Who will provide the grit in the future?
You know, in truth, I’m not sure. I meet some wonderful OD folk on my travels, highly talented dedicated people who work tirelessly – but all too often I wonder if they/we have been undersold, wrongly positioned, and even busied with the wrong work. There’s no doubt the people I meet can turn their hand to almost anything – and do it brilliantly – but is that what we want?
I reflect on how I ‘learned OD” and in all honesty, it has been through years and years of personal experience. Working in the traditional professions and through my own career which has seen me work from administrative assistant up to corporate director – it’s been a life’s work.
So, who/what will replace me? With the increase in digital working which parts of my ‘kit bag’ could/should be digitised how are we modelling best practice and preparing our organisation for a digital age? Where do the next generation of OD aggravators come from? What is their professional development path – do they have to just keep working at it until they’ve put enough years and experience in to consider themselves proficient? I hope not.
A rock hard profession
What I hope is that the profession I love will finally come out of the shadows and be recognised for the discipline that it is – not an add on – but a wonderful essential exciting, ‘rock hard’ profession that can and does make a huge difference when let lose. I hope that the next generation have a clear professional pathway that is taken seriously and afforded the respect it deserves – I hope they get accredited recognised programmes, qualifications – gosh even letters after their names if they want it!!!
There is a hotch-potch of development out there – some of it great and frankly some of it beyond lame. But honestly, if I were asked by a new recruit where he/she should turn for true OD professional development – I am not sure what I would advise.

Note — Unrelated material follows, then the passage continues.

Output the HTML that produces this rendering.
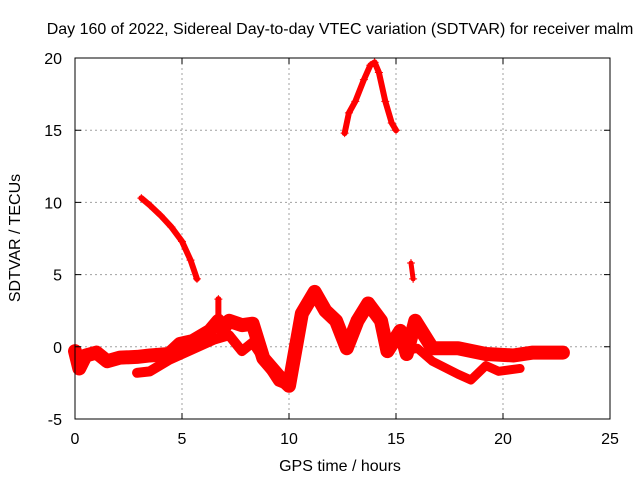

Is it me? Am I missing something? Has there been an OD professional development pathway revolution and I was “at the dentist?”
So, I asked myself – if a director came to me with this type of problem I would ask them two fundamental questions (as a start!!)
What would great look like (outcome)What have you got currently?
Maybe OD practitioners out there – it’s time to OD ourselves. Let’s start moving that grit around shall we and see what pearls of wonder we can make.